By Michelle Chandra, Communications Associate, Women’s Foundation of California
I was first introduced to the poetry of Kay Ryan during a contemporary poetry class at the University of California at Santa Barbara. Ryan is a Californian poet born in San Jose. She grew up in the San Joaquin Valley and now resides in Marin where she taught English for 30 years at the College of Marin.
Open to any page in a collection by Ryan and you can tell this is a woman in love with language and wordplay. Her poems are compact powerhouses of language delivering mysterious wit and wisdom. They sound even better when read out loud.
Re-reading Say Uncle during April – poetry month – I found many poems to pause and linger over as though Ryan and I were suddenly at the same moment in time.
In Winter Fear, Ryan wonders out loud what I am sure many of us have thought during this year’s long winter, “is it just winter / or is this worse. / Is this the year when outer damp / obscures a deeper curse / that spring can’t fix, / when gears that / turn the earth / won’t shift the view, / when clouds won’t lift / though all the skies / go blue.”
Many of the poems in Say Uncle caution against complacency as in the title poem: “Every day / you say, / Just one / more try. / Then another / irrecoverable / day slips by.” Ryan seems to be saying that if we cling to the past, we won’t be able to change when we need to: “Sometimes the / green pasture / of the mind / tilts abruptly. / The grazing horses / struggle crazily / for purchase / on the frictionless / nearly vertical / surface. Their / furniture-fine / legs buckle / on the incline, / unhorsed by slant / they weren’t / designed to climb / and can’t.”
While Ryan cautions against complacency, she does not give easy solutions. She only offers small clues as to the rewards of living a life of risk and exploration, how “distance / burns us with love” and “waiting / is sustainable– / a place with / its own harvests.” And while she perhaps embraces action, she also cautions that, “Action creates / a taste / for itself”, how once you’ve begun to simplify, “it gets harder / not to also / simplify the larder, / not to dismiss / rooms, not to /divest yourself / of all the chairs / but one, not / to test what / singleness can bear, / once you’ve begun.”
Complacency is easy because it is the act of being satisfied with the ways things are, not questioning the status quo. When I’m walking to work and a homeless woman asks for change, it’s easy to look straight ahead as if she isn’t there at all, harder to acknowledge her wants, my needs and the complicated systems that have placed us both there at that time, paths crossed.
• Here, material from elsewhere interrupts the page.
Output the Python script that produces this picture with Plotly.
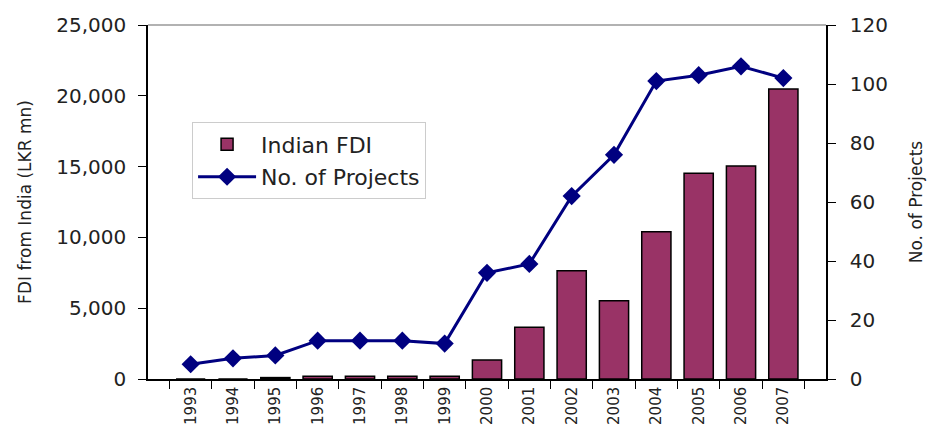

When we head to our jobs and back again, it’s easy to start the work day with a narrow focus on the tasks at hand, forgetting the bigger picture. This spring, as I air out my apartment and plan for the summer, I am also thinking of ways to embrace change and risk. In tandem with this, it’s wonderful to come to an ever-changing work place where we are engaged in a strategic planning process and asking similar questions: where can we take risks? Where have we become complacent? And where are we heading?